Gemma 3 is the latest iteration of the Gemma open-model family, building upon previous releases with significant enhancements driven by community feedback. This version introduces multimodality, extended context windows, enhanced multilingual support, and improved capabilities in reasoning, mathematics, and chat.

Gemma 3 supports vision-language input and text outputs, handling context windows up to 128,000 tokens. It understands over 140 languages, leveraging a new tokenizer for improved multilingual performance. The model is available in four sizes: 1B, 4B, 12B, and 27B parameters, offered as both pre-trained checkpoints (suitable for fine-tuning) and general-purpose instruction-tuned versions.
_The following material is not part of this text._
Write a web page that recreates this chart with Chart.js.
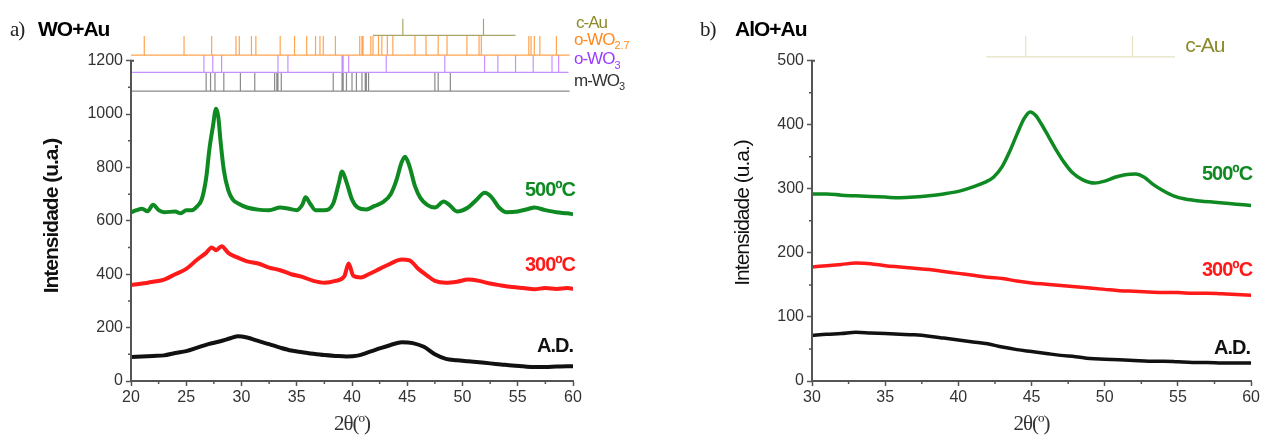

The core methodology for building Gemma 3 involved an optimized pre-training and post-training process, combining distillation, reinforcement learning, and model merging. During pre-training, Gemma 3 models were trained on Google TPUs using the JAX Framework, with data scales of 2 trillion tokens for the 1B model, 4 trillion for 4B, 12 trillion for 12B, and 14 trillion for the 27B model.

For post-training, Gemma 3 utilized four distinct components to enhance performance and alignment:

  1. Distillation: Knowledge transfer from a larger instruct model into the Gemma 3 pre-trained checkpoints, effectively leveraging a more capable "teacher" model.
  2. Reinforcement Learning from Human Feedback (RLHF): This technique aligns the model's predictions with human preferences, optimizing for desired behavioral characteristics.
  3. Reinforcement Learning from Machine Feedback (RLMF): Specifically designed to enhance mathematical reasoning, this involves using machine-generated feedback signals to guide the learning process for mathematical tasks.
  4. Reinforcement Learning from Execution Feedback (RLEF): Employed to improve coding capabilities, this method leverages the outcome of code execution (e.g., correctness or errors) as a feedback signal for reinforcement learning.
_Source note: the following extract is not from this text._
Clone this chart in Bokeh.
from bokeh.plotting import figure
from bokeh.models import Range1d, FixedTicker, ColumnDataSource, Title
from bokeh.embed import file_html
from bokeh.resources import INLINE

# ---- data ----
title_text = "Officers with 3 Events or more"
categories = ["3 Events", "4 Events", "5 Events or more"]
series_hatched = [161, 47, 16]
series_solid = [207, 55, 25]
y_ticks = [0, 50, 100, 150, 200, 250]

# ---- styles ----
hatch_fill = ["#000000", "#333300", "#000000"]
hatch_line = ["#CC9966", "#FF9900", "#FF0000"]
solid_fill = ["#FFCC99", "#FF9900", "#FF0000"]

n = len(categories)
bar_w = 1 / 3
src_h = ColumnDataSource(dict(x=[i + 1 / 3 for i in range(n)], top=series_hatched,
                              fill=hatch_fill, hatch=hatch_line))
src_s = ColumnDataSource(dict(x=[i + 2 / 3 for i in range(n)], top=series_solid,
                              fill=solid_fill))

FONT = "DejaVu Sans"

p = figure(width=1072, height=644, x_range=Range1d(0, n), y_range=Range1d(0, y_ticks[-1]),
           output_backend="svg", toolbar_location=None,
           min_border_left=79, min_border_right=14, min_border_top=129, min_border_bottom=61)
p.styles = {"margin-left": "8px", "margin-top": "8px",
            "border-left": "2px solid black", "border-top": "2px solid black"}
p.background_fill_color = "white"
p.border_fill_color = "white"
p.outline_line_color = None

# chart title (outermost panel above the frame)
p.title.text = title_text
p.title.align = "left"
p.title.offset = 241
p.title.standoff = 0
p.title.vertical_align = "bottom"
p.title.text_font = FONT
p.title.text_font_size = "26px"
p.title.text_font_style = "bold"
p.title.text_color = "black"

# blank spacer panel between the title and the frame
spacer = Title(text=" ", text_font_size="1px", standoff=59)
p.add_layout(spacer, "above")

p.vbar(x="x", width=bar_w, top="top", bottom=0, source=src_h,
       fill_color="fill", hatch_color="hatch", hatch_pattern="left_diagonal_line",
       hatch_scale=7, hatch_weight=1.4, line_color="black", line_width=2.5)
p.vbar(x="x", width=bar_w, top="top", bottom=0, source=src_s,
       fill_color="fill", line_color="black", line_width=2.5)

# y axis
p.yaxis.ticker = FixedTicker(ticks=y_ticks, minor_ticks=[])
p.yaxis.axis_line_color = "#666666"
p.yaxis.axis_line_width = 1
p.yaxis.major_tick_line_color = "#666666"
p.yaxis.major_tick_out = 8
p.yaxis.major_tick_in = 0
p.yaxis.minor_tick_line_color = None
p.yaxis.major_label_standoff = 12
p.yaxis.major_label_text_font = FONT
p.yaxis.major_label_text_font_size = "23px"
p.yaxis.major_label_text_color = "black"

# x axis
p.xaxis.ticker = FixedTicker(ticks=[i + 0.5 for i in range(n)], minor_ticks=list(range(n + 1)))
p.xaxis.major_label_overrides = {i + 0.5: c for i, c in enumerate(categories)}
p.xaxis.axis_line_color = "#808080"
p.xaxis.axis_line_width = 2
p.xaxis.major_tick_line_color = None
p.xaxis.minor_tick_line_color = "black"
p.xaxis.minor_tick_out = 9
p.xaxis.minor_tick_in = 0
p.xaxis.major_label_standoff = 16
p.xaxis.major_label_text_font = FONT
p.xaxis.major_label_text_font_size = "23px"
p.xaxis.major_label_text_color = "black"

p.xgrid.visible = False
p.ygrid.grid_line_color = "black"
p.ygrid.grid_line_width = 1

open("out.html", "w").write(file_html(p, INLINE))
These advancements significantly improved the model's math, coding, and instruction-following abilities, positioning it as a top-performing open compact model in LMArena with a score of 1338.
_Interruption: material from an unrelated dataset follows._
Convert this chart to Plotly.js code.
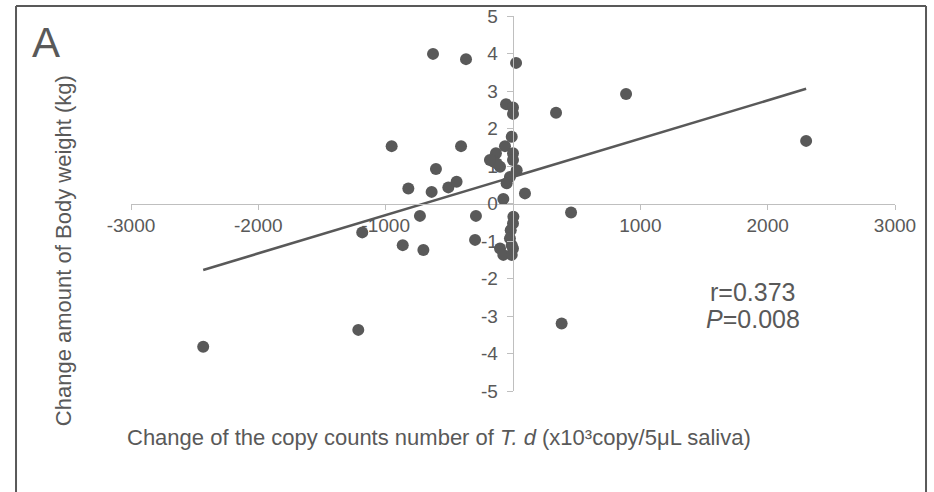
<!DOCTYPE html>
<html>
<head>
<meta charset="utf-8">
<script src="https://cdn.plot.ly/plotly-3.0.1.min.js"></script>
<style>html,body{margin:0;padding:0;background:#fff;}#chart{width:934px;height:492px;}</style>
</head>
<body>
<div id="chart"></div>
<script>
// Change of T. d copy counts (x10^3 copy / 5 uL saliva)
const copyChange = [
  -628, -369, 24, -55, 0, 0, 338, 888, 2302, -953, -408,
  -10, -63, 0, -134, -155, 0, -102, 29, -24, -50, -128, -181,
  -605, -822, -639, -508, -443,
  94, -76,
  -731, -291, 456, -866, -704, -298, 3, 0, -18, -24, -10, 0, -102, -76, -10, 382, -1184, -1215, -2433
];
// Change amount of body weight (kg)
const weightChange = [
  3.99, 3.85, 3.75, 2.65, 2.56, 2.39, 2.42, 2.92, 1.67, 1.53, 1.53,
  1.78, 1.53, 1.34, 1.34, 1.12, 1.16, 0.98, 0.89, 0.71, 0.54, 1.07, 1.16,
  0.92, 0.40, 0.31, 0.43, 0.58,
  0.27, 0.12,
  -0.33, -0.33, -0.24, -1.11, -1.24, -0.97, -0.35, -0.53, -0.71, -0.93, -1.11, -1.20, -1.20, -1.37, -1.37, -3.20, -0.77, -3.37, -3.82
];
const xTickVals = [-3000, -2000, -1000, 1000, 2000, 3000];
const yTickVals = [-5, -4, -3, -2, -1, 0, 1, 2, 3, 4, 5];
const trendSlope = 0.00102;
const trendIntercept = 0.71;
const statR = "r=0.373";
const statP = "<i>P</i>=0.008";

const xMin = Math.min(...copyChange), xMax = Math.max(...copyChange);
const trendX = [xMin, xMax];
const trendY = trendX.map(v => trendIntercept + trendSlope * v);

const grey = '#595959';
const axisGrey = '#bfbfbf';
const fontFam = '"Liberation Sans", Arial, sans-serif';

const traces = [
  {x: copyChange, y: weightChange, type: 'scatter', mode: 'markers',
   marker: {color: grey, size: 12}, hoverinfo: 'skip'},
  {x: trendX, y: trendY, type: 'scatter', mode: 'lines',
   line: {color: grey, width: 2.5}, hoverinfo: 'skip'}
];

const frameL = -0.1505, frameR = 1.0406, frameT = 1.0267, frameB = -0.28;
const frameLine = {color: grey, width: 2};

const layout = {
  width: 934, height: 492,
  margin: {l: 131, r: 39, t: 16, b: 101},
  paper_bgcolor: '#fff', plot_bgcolor: '#fff',
  showlegend: false,
  font: {family: fontFam, color: grey},
  xaxis: {range: [-3000, 3000], anchor: 'free', position: 0.5,
    showgrid: false, zeroline: false, showline: true, linecolor: axisGrey, linewidth: 1,
    ticks: 'outside', ticklen: 5, tickcolor: axisGrey, tickwidth: 1,
    tickvals: xTickVals, ticktext: xTickVals.map(String),
    tickfont: {size: 19, color: grey, family: fontFam}},
  yaxis: {range: [-5, 5], anchor: 'free', position: 0.5,
    showgrid: false, zeroline: false, showline: true, linecolor: axisGrey, linewidth: 1,
    ticks: 'outside', ticklen: 6, tickcolor: axisGrey, tickwidth: 1,
    tickvals: yTickVals, ticktext: yTickVals.map(v => String(v) + '\u00a0'),
    tickfont: {size: 19, color: grey, family: fontFam}},
  annotations: [
    {text: 'A', xref: 'paper', yref: 'paper', x: -0.111, y: 0.93, xanchor: 'center', yanchor: 'middle',
     showarrow: false, font: {size: 42, color: grey, family: fontFam}},
    {text: 'Change amount of Body weight (kg)', xref: 'paper', yref: 'paper',
     x: -0.089, y: 0.373, xanchor: 'center', yanchor: 'middle', textangle: -90, showarrow: false,
     font: {size: 22, color: grey, family: fontFam}},
    {text: 'Change of the copy counts number of <i>T. d</i> (x10³copy/5μL saliva)',
     xref: 'paper', yref: 'paper', x: -0.008, y: -0.1227, xanchor: 'left', yanchor: 'middle', showarrow: false,
     font: {size: 22, color: grey, family: fontFam}},
    {text: statR, xref: 'paper', yref: 'paper', x: 0.814, y: 0.264, xanchor: 'center', yanchor: 'middle',
     showarrow: false, font: {size: 25, color: grey, family: fontFam}},
    {text: statP, xref: 'paper', yref: 'paper', x: 0.814, y: 0.192, xanchor: 'center', yanchor: 'middle',
     showarrow: false, font: {size: 25, color: grey, family: fontFam}}
  ],
  shapes: [
    {type: 'line', xref: 'paper', yref: 'paper', x0: frameL, x1: frameR, y0: frameT, y1: frameT, line: frameLine, layer: 'above'},
    {type: 'line', xref: 'paper', yref: 'paper', x0: frameL, x1: frameL, y0: frameB, y1: frameT, line: frameLine, layer: 'above'},
    {type: 'line', xref: 'paper', yref: 'paper', x0: frameR, x1: frameR, y0: frameB, y1: frameT, line: frameLine, layer: 'above'}
  ]
};

Plotly.newPlot('chart', traces, layout, {staticPlot: true, displayModeBar: false});
</script>
</body>
</html>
For multimodality, Gemma 3 integrates a vision encoder based on SigLIP, which was kept frozen during training across the 4B, 12B, and 27B model sizes. This enables Gemma 3 to process images and videos, analyze visual content, answer image-based questions, compare images, identify objects, and understand text within images. While originally optimized for 896x896 pixel images, an adaptive window algorithm allows it to work with high-resolution and non-square images.

Instruction-tuned versions of Gemma 3 maintain the same dialog format as Gemma 2 for text-only inputs, ensuring tool compatibility. For interleaved image and text inputs, a new format is supported. ShieldGemma 2, a 4B image safety classifier, is built on Gemma 3 and outputs labels across safety categories for both synthetic and natural images.

Gemma 3 models are accessible via Google AI Studio, downloadable weights on Hugging Face and Kaggle, and can be integrated using various development tools and frameworks including Hugging Face Transformers, Ollama, Gemma JAX library, MaxText, LiteRT, Gemma.cpp, llama.cpp, and Unsloth. Deployment options include Google GenAI API, Vertex AI, Cloud Run, Cloud TPU, and Cloud GPU.